We should use the aftermath of a civilization killing meteor hit or thermonuclear war to decimalize time keeping - it would need a catastrophic, cataclysmic event like that. A day is now 100 jiffies long. Each jiffy has 100 centijiffies. Now, if we could alter the time it takes the Earth to orbit the sun to something more even that'd be great.

[–] FriendOfDeSoto@startrek.website 1 points 5 days ago (2 children)

Google has a vested interest in keeping Android open source. Because the moment they turn away from that more antitrust action is going to hit them like a ton of bricks.

What's an "important app" to you here?

[–] FriendOfDeSoto@startrek.website 9 points 5 days ago (1 children)

It's not just Americans. There are many countries in Asia where the default is year month day.
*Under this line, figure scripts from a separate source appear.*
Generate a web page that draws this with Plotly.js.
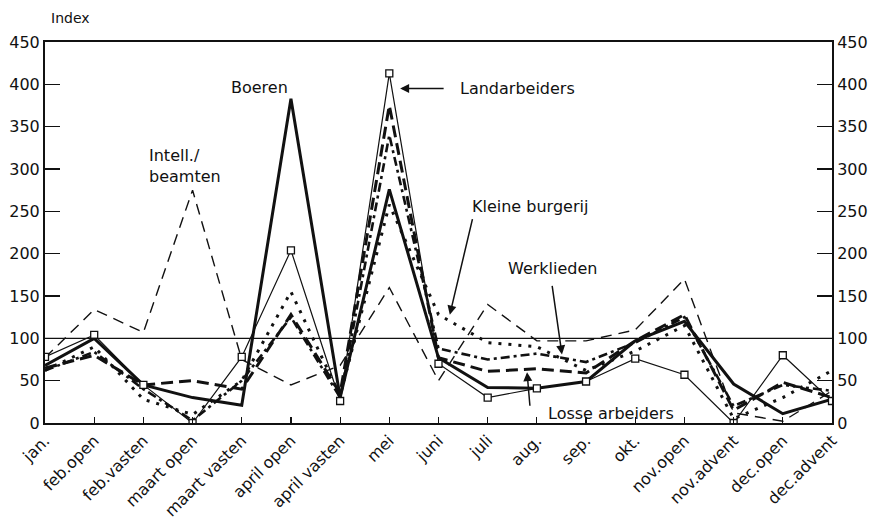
<!DOCTYPE html>
<html>
<head>
<meta charset="utf-8">
<script src="https://cdn.plot.ly/plotly-3.0.1.min.js"></script>
<style>html,body{margin:0;padding:0;background:#fff}#chart{width:879px;height:520px}</style>
</head>
<body>
<div id="chart"></div>
<script>
var categories = ["jan.", "feb.open", "feb.vasten", "maart open", "maart vasten", "april open", "april vasten", "mei", "juni", "juli", "aug.", "sep.", "okt.", "nov.open", "nov.advent", "dec.open", "dec.advent"];

var boeren          = [68, 100, 45, 30, 21, 383, 30, 276, 77, 42, 41, 49, 97, 120, 46, 11, 28];
var landarbeiders   = [78, 104, 45, 0, 78, 204, 26, 413, 70, 30, 41, 49, 76, 57, 0, 80, 26];
var losseArbeiders  = [65, 80, 45, 50, 40, 128, 35, 375, 77, 61, 64, 59, 97, 128, 15, 48, 30];
var intellBeamten   = [77, 134, 107, 275, 75, 45, 68, 160, 50, 140, 97, 97, 110, 170, 12, 2, 38];
var kleineBurgerij  = [62, 90, 28, 10, 50, 155, 32, 258, 128, 95, 90, 62, 85, 115, 5, 30, 62];
var werklieden      = [62, 84, 40, 3, 50, 125, 30, 340, 88, 75, 82, 72, 95, 125, 20, 45, 38];

var referenceIndex = 100;
var yTicks = [0, 50, 100, 150, 200, 250, 300, 350, 400, 450];

var FONT = "DejaVu Sans, sans-serif";

function tr(y, line, extra) {
  var t = {x: categories, y: y, type: "scatter", mode: "lines", line: line, showlegend: false, hoverinfo: "skip"};
  if (extra) for (var k in extra) t[k] = extra[k];
  return t;
}

var traces = [
  tr(intellBeamten, {color: "#111", width: 1.4, dash: "11px,7px"}),
  tr(kleineBurgerij, {color: "#111", width: 3, dash: "3px,7px"}),
  tr(werklieden, {color: "#111", width: 2.6, dash: "9px,4px,3px,4px"}),
  tr(losseArbeiders, {color: "#111", width: 3, dash: "12px,6px"}),
  tr(boeren, {color: "#111", width: 3}),
  tr(landarbeiders, {color: "#111", width: 1.2}, {mode: "lines+markers", marker: {symbol: "square", size: 7, color: "white", line: {color: "#111", width: 1.3}}}),
  tr(boeren, {color: "rgba(0,0,0,0)", width: 0}, {yaxis: "y2"})
];

var axisY = {
  range: [0, 450], tickvals: yTicks, ticktext: yTicks.map(String),
  ticks: "inside", ticklen: 15, tickwidth: 1.5, tickcolor: "#111",
  showline: true, linewidth: 2, linecolor: "#111",
  showgrid: false, zeroline: false, fixedrange: true,
  tickfont: {family: FONT, size: 16, color: "#111"}
};
var axisY2 = JSON.parse(JSON.stringify(axisY));
axisY2.overlaying = "y";
axisY2.side = "right";

function arrow(x, y, ax, ay) {
  return {x: x, y: y, xref: "x", yref: "y", ax: ax, ay: ay, text: "", showarrow: true,
          arrowhead: 2, arrowsize: 1.2, arrowwidth: 1.5, arrowcolor: "#111"};
}
function label(x, y, text, extra) {
  var a = {x: x, y: y, xref: "x", yref: "y", text: text, showarrow: false,
           xanchor: "center", yanchor: "middle",
           font: {family: FONT, size: 16, color: "#111"}};
  if (extra) for (var k in extra) a[k] = extra[k];
  return a;
}

var layout = {
  width: 879, height: 520,
  margin: {l: 45, r: 47, t: 42, b: 97, pad: 0},
  paper_bgcolor: "white", plot_bgcolor: "white",
  xaxis: {
    type: "category", range: [0, 16],
    ticks: "inside", ticklen: 6, tickwidth: 1.2, tickcolor: "#111",
    tickangle: -45, showline: true, mirror: true, linewidth: 2, linecolor: "#111",
    showgrid: false, zeroline: false, fixedrange: true,
    tickfont: {family: FONT, size: 16, color: "#111"}
  },
  yaxis: axisY,
  yaxis2: axisY2,
  shapes: [{type: "line", xref: "paper", x0: 0, x1: 1, yref: "y", y0: referenceIndex, y1: referenceIndex,
            line: {color: "#111", width: 1.3}}],
  annotations: [
    {xref: "paper", yref: "paper", x: 0.033, y: 1.063, xanchor: "center", yanchor: "middle",
     text: "Index", showarrow: false, font: {family: FONT, size: 14, color: "#111"}},
    label(4.37, 396, "Boeren"),
    label(2.07, 304, "Intell./<br>beamten", {xanchor: "left", align: "left"}),
    label(9.6, 395, "Landarbeiders"),
    label(9.86, 256, "Kleine burgerij"),
    label(10.31, 183, "Werklieden"),
    label(11.5, 11, "Losse arbeiders"),
    arrow(7.22, 395, 45, 0),
    arrow(8.23, 128, 23, -97),
    arrow(10.51, 81, -10, -70),
    arrow(9.8, 60, 3, 35)
  ]
};

Plotly.newPlot("chart", traces, layout, {staticPlot: true});
</script>
</body>
</html>
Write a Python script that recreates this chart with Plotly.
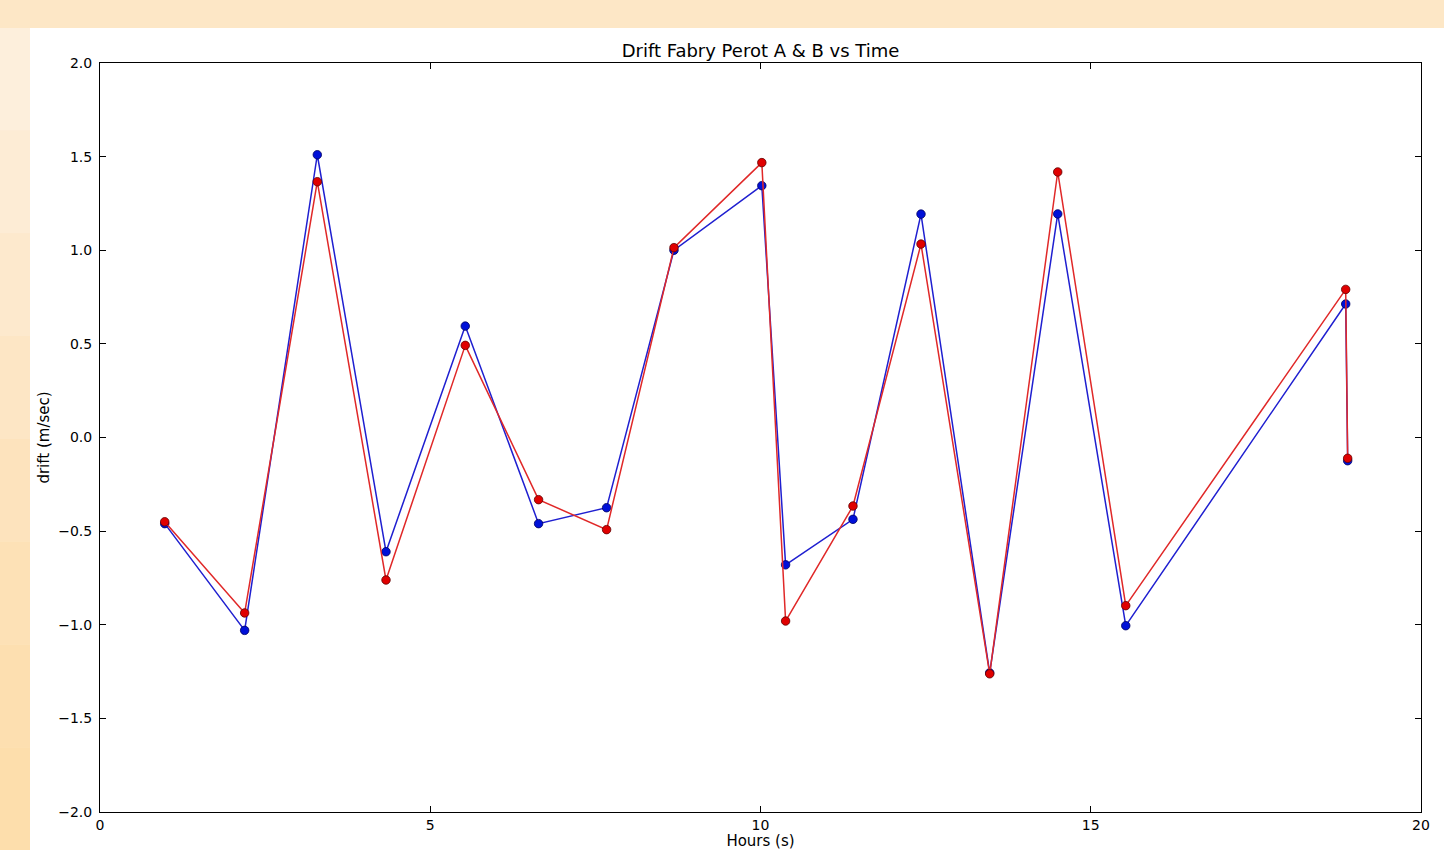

If you ever had to organize files by name and date this is the supreme sorting order. Both Europe and North America are getting it wrong.

If this gets you mad don't ever look into how the French count from 80 to 99. Or how languages disagree on what's blue or green. These things happen.

[–] FriendOfDeSoto@startrek.website 0 points 5 days ago (4 children)

But that's not all phones, is it. If you buy your phone directly from Google, you made a mistake. Like buying one from Apple. If Google want to continue to claim Android is open source, they have to allow for devices that forego any of this crap and boot vanilla non-Google-Services Android. And if you're privacy oriented enough, you will give up on apps that are not.

And given enough time somebody is going to work out how you fool a modified system into booting. The problem is legal. Depending on where you are circumventing any digital locks can mean jail time at worst. We have to address the legal situation at the same time.

[–] FriendOfDeSoto@startrek.website 20 points 6 days ago (1 children)

Why is this in privacy? Because it's an obfuscation, which is good, or because there will be another database to be hacked, which is bad?

I was disappointed they didn't go for a system like these three words. Or just structuring their addresses around street names and house numbers, like normal people. If you don't know: currently, addresses are not written as 123 Example Road but mostly as Subdistrict name and number, Block number, House number. The splits into numbered subdistricts is fairly random, the block split just fairly less random, and the house numbers can be in order of building completion so number 6 can be next to number 13. Most streets have no name. It's so utterly absurd that even if you knew the address there is no guarantee you will actually find the right place without a map provider with correct addresses. It's a miracle not more people die because first responders couldn't find the right address. But they don't change this system, no, they just exchange one incomprehensible system with rando numbers and letters! Well done, the Post Office.

[–] FriendOfDeSoto@startrek.website 13 points 6 days ago (6 children)

I think with PCs it will be harder to lock them down and not disgruntle consumers too much in the process. I'm also hopeful that over time right to repair will be the standard, so they have to allow for third party repair. So all these restrictions like chipped components and software only from our store will be phased out by incremental legislation. The EU is not perfect but it's on this path. Even in the US people are thinking antitrust more often now. There is hope, however small.

You can run whatever you like in your Android phones. Jailbreaking iPhones is also possible. All these devices are just computers that can run anything within their hardware specs. Hacking some of these things may be against the Ts and Cs or even illegal. But technically possible. The restrictions are mote political, not technical.

Chromebooks are not the way to the future. They fill a niche in education for cheap hardware in connection with limited capabilities. They are not technical limitations, they are designed to limit users in what damage they can do. AFAIK you could technically wipe a chromebook and put Linux on it. It may violate the Ts and Cs and we're right back at political. Google would like to develop future customers at an early age. They don't care about the education so much as about their bottom line.